子どもは、自分の都合のいいように振る舞うことがあります。
子どもは、怒られたくないために、自己防衛で嘘をつくことがあります。
子どもは、何度も同じ失敗を繰り返し、周りをがっかりさせることがあります。
「子どもを信じること。」を教えてくれたのは、
初めて学級担任をしたときでした。
今では、当たり前のように不審者対策の避難訓練を行っている時代となりましたが、。
あの時代は、不審者に気をつけて。と言われ出した始めの頃の話です。
今まで「不審者」という言葉を聞いていなかった子どもたちに、
学校では、「不審者に気をつけて。」と声をかけるので、子どもたちも敏感になっていました。
そんなある日のこと。
クラスの2人の男の子が、朝、学校に来たら、
「先生、昨日、不審者に追いかけられました。」と言ってきました。
私は慌てて、学年主任や管理職に相談をしました。
管理職は、警察に連絡を入れました。
そして、2人を校長室に呼び、事情を聞くことになりました。
その中で、子ども達は不審者に追いかけられたと必死に説明をしました。
管理職は、状況から見て、ただの通りすがりの人でないかと判断しました。
校長先生は子どもたちに「嘘をついてはダメ。」と怒りました。
私は、子どもたちが嘘をつく子ではないので、校長室を出て、もう一度、
ゆっくり子どもたちの話を聞きました。
子どもたちは、
「下校中、後ろから黒ずくめの男の人が、ずっと自分たちを追いかけている感じがした。自分たちが歩くのをやめたら、不審者も歩くのをやめていた。自分たちが走ったら、不審者も走っていた。とても怖かった。」
と話していました。
私は、必死に怖かったと話す子どもたちを見て、今回のことを、子どもたちの嘘として受け取るのではなく、子どもたちが怖いと感じたこと。子どもたちは不審者だと感じたことを信じようと思いました。子どもたちを信じようと思いました。

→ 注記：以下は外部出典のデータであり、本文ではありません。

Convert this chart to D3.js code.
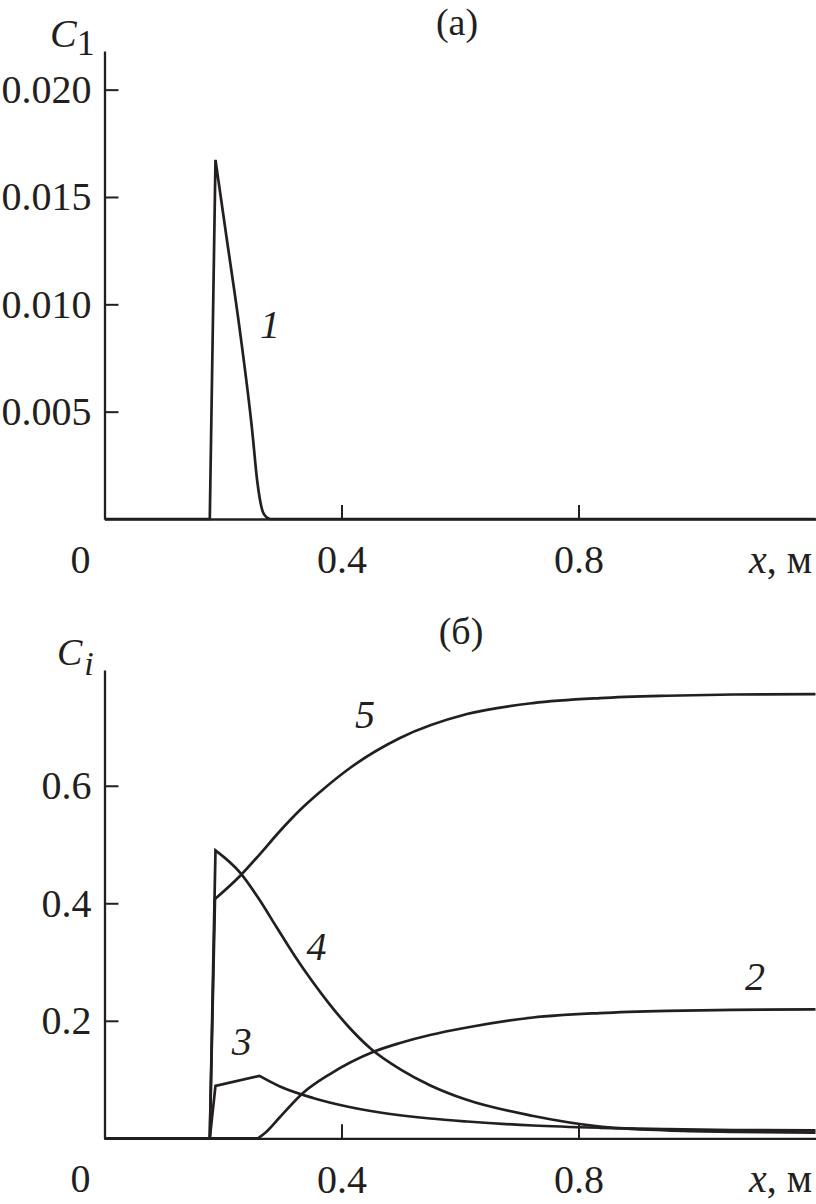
<!DOCTYPE html>
<html>
<head>
<meta charset="utf-8">
<script src="https://cdn.jsdelivr.net/npm/d3@7"></script>
<style>
  html, body { margin: 0; padding: 0; background: #fff; }
  svg { display: block; }
  text { font-family: "Liberation Serif", "Times New Roman", serif; fill: #231f20; }
</style>
</head>
<body>
<svg id="chart" width="816" height="1204"></svg>
<script>
// ---- data ----
const xTicks = [0.4, 0.8];
const aTicks = [0.005, 0.010, 0.015, 0.020];
const bTicks = [0.2, 0.4, 0.6];

// panel (а): C1
const c1X = [0, 0.1777, 0.1873, 0.2042, 0.2284, 0.2493, 0.2577, 0.2689, 0.2802, 1.2];
const c1Y = [0, 0, 0.01673, 0.01346, 0.00879, 0.00411, 0.00178, 0.00023, 0, 0];
const c1Breaks = [1, 2];

// panel (б): C2..C5
const c2X = [0, 0.2591, 0.2709, 0.2962, 0.3350, 0.3806, 0.4532, 0.4987, 0.5494, 0.6118, 0.7232, 0.8363, 0.9494, 1.0608, 1.2];
const c2Y = [0, 0, 0.009, 0.0362, 0.0771, 0.1094, 0.1469, 0.1622, 0.1758, 0.1886, 0.2056, 0.2132, 0.2170, 0.2187, 0.2195];
const c2Breaks = [1];

const c3X = [0, 0.1777, 0.1873, 0.2616, 0.2962, 0.3519, 0.4093, 0.4650, 0.5494, 0.6118, 0.7232, 0.8363, 0.9494, 1.0608, 1.2];
const c3Y = [0, 0, 0.0893, 0.1062, 0.0881, 0.0686, 0.0541, 0.0439, 0.0337, 0.0286, 0.0218, 0.0179, 0.0155, 0.0141, 0.0136];
const c3Breaks = [1, 2, 3];

const c4X = [0, 0.1777, 0.1873, 0.2295, 0.2616, 0.29, 0.32, 0.35, 0.38, 0.41, 0.45, 0.50, 0.55, 0.61, 0.7237, 0.8363, 0.9494, 1.0608, 1.2];
const c4Y = [0, 0, 0.490, 0.4514, 0.406, 0.360, 0.312, 0.268, 0.228, 0.192, 0.152, 0.117, 0.090, 0.066, 0.038, 0.020, 0.0135, 0.011, 0.0095];
const c4Breaks = [1, 2];

const c5X = [0, 0.1777, 0.1865, 0.2287, 0.2624, 0.2962, 0.3300, 0.3637, 0.4143, 0.4987, 0.6118, 0.7232, 0.8363, 0.9494, 1.0608, 1.2];
const c5Y = [0, 0, 0.4073, 0.4464, 0.4838, 0.5230, 0.5587, 0.5893, 0.6302, 0.6812, 0.7220, 0.7407, 0.7492, 0.7532, 0.7553, 0.7561];
const c5Breaks = [1, 2];

// curve number labels (data coordinates)
const labelsA = [{t: "1", x: 0.2793, y: 0.00843}];
const labelsB = [
  {t: "5", x: 0.4397, y: 0.698},
  {t: "4", x: 0.3580, y: 0.3034},
  {t: "3", x: 0.2316, y: 0.1418},
  {t: "2", x: 1.0979, y: 0.2524}
];

// ---- drawing ----
const INK = "#231f20";
const svg = d3.select("#chart");
svg.append("rect").attr("width", 816).attr("height", 1204).attr("fill", "#fff");

const x = d3.scaleLinear().domain([0, 1.2]).range([104.5, 815.5]);
const yA = d3.scaleLinear().domain([0, 0.0218]).range([519, 51]);
const yB = d3.scaleLinear().domain([0, 0.797]).range([1138.3, 670]);

function styleAxis(g) {
  g.attr("font-family", null).attr("font-size", null);
  g.select(".domain").attr("stroke", INK).attr("stroke-width", 2.3);
  g.selectAll(".tick line").attr("stroke", INK).attr("stroke-width", 2);
  g.selectAll(".tick text").attr("fill", INK).style("font-size", "40px");
}

function drawPanel(y, yTicks, yFmt) {
  const gx = svg.append("g").attr("transform", `translate(0,${y(0)})`)
    .call(d3.axisBottom(x).tickValues(xTicks).tickSize(-14).tickSizeOuter(0)
      .tickPadding(26).tickFormat(d3.format(".1f")));
  styleAxis(gx);
  const gy = svg.append("g").attr("transform", `translate(${x(0)},0)`)
    .call(d3.axisLeft(y).tickValues(yTicks).tickSize(-14).tickSizeOuter(0)
      .tickPadding(13).tickFormat(yFmt));
  styleAxis(gy);
  // origin label "0"
  svg.append("text").attr("x", x(0) - 24).attr("y", y(0) + 54)
    .attr("text-anchor", "middle").style("font-size", "40px").text("0");
  // axis title x, м
  const t = svg.append("text").attr("x", 812).attr("y", y(0) + 54)
    .attr("text-anchor", "end").style("font-size", "40px");
  t.append("tspan").style("font-style", "italic").text("x");
  t.append("tspan").text(", м");
}

function drawSeries(y, xs, ys, breaks) {
  const pts = xs.map((d, i) => [d, ys[i]]);
  const cuts = [0, ...breaks, pts.length - 1];
  const line = d3.line().x(d => x(d[0])).y(d => y(d[1])).curve(d3.curveMonotoneX);
  let path = "";
  for (let i = 0; i < cuts.length - 1; i++) {
    const seg = line(pts.slice(cuts[i], cuts[i + 1] + 1));
    path += i === 0 ? seg : seg.replace(/^M[^A-Za-z]*/, "");
  }
  svg.append("path").attr("d", path).attr("fill", "none")
    .attr("stroke", INK).attr("stroke-width", 2.7)
    .attr("stroke-linejoin", "miter").attr("stroke-miterlimit", 6)
    .attr("stroke-linecap", "butt");
}

function drawLabels(y, labels) {
  svg.selectAll(null).data(labels).enter().append("text")
    .attr("x", d => x(d.x)).attr("y", d => y(d.y))
    .attr("text-anchor", "middle").style("font-size", "40px").style("font-style", "italic")
    .text(d => d.t);
}

// Panel (а)
drawPanel(yA, aTicks, d3.format(".3f"));
drawSeries(yA, c1X, c1Y, c1Breaks);
drawLabels(yA, labelsA);
svg.append("text").attr("x", 457).attr("y", 35).attr("text-anchor", "middle")
  .style("font-size", "38px").text("(а)");
const cA = svg.append("text").attr("x", 50).attr("y", 47).style("font-size", "40px");
cA.append("tspan").style("font-style", "italic").text("C");
cA.append("tspan").attr("dy", 8).style("font-size", "36px").text("1");

// Panel (б)
drawPanel(yB, bTicks, d3.format(".1f"));
drawSeries(yB, c2X, c2Y, c2Breaks);
drawSeries(yB, c3X, c3Y, c3Breaks);
drawSeries(yB, c4X, c4Y, c4Breaks);
drawSeries(yB, c5X, c5Y, c5Breaks);
drawLabels(yB, labelsB);
svg.append("text").attr("x", 461).attr("y", 644).attr("text-anchor", "middle")
  .style("font-size", "38px").text("(б)");
const cB = svg.append("text").attr("x", 57).attr("y", 665).style("font-size", "38px").style("font-style", "italic");
cB.append("tspan").text("C");
cB.append("tspan").attr("dy", 10).attr("dx", 2).style("font-size", "34px").text("i");
</script>
</body>
</html>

「先生は、あなたたちを信じるから。昨日は、とっても怖い思いをしたんだね。
また、何かあったらいつでも言ってね。今日も気をつけて帰るんだよ。」
と子どもたちに伝えました。
そして、その日の放課後。管理職から、
「先生、子どもたちに騙されたらいかんよ。子どもたちは、平気で嘘をつくんだから。
子どもを信じていたら、いつか馬鹿を見るよ。」
と言われました。とてもショックでした。
教育の経験を積んできた管理職の言葉は重く、教育を何もしらない私にとって衝撃的でした。
教育とは、子どもを信じることから始まるのではないか。
子どもたちを信じてはいけないのか。
子どもを信じるとは、どういうことなのか。
という疑問や思いが溢れてきて、子どもを信じる。ということが分からなくなってしまいました。
状況からいって、不審者に敏感になっていたから、もしかしたら、通行人が不審者に見えてしまったのかもしれない。と子どもたちが勘違いしたのかもしれない。と思いましたが、子どもたちが、怖い思いをしたこと。不審者だと思ったことは、子どもたちにとっての真実だと思いました。
そして、私は目の前の子どもたちを信じて、日々、子どもたちと関わっていきました。
桜咲く3月。
保護者から手紙と手作りのクッキーをもらいました。
手紙には、こう書かれていました。
「先生、一年間、本当にありがとうございました。
私たち親子にとって、先生は一番の先生です。
先生に出逢ったこと、本当の本当によかったと思っています。
先生が、○○を最後まで信じて下さったこと、忘れません。
これからも先生は、ずっと先生をしていることと思います。学校の先生でも、
つらい時苦しい時くやしい時もあると思いますが、子どものことを信じることの
できる先生だからきっと大丈夫ですよ。
これからも日本一のクラスを作って下さい。
そして、日本一の先生になってください。
優しくて明るくて笑顔が一番似合っている先生へ。
○○も私も先生が大好きでした。」
人生、初めて保護者の方からいただいた手紙です。
あの時、子どもたちを信じてよかった・・・・。と涙がでました。
これから先、どんなことがあっても、子どもたちを信じ、子どもたちの一番の味方でありたいと強く思いました。
子どもを最後まで信じること。
教育は、子どもを信じることが始まるのだと思います。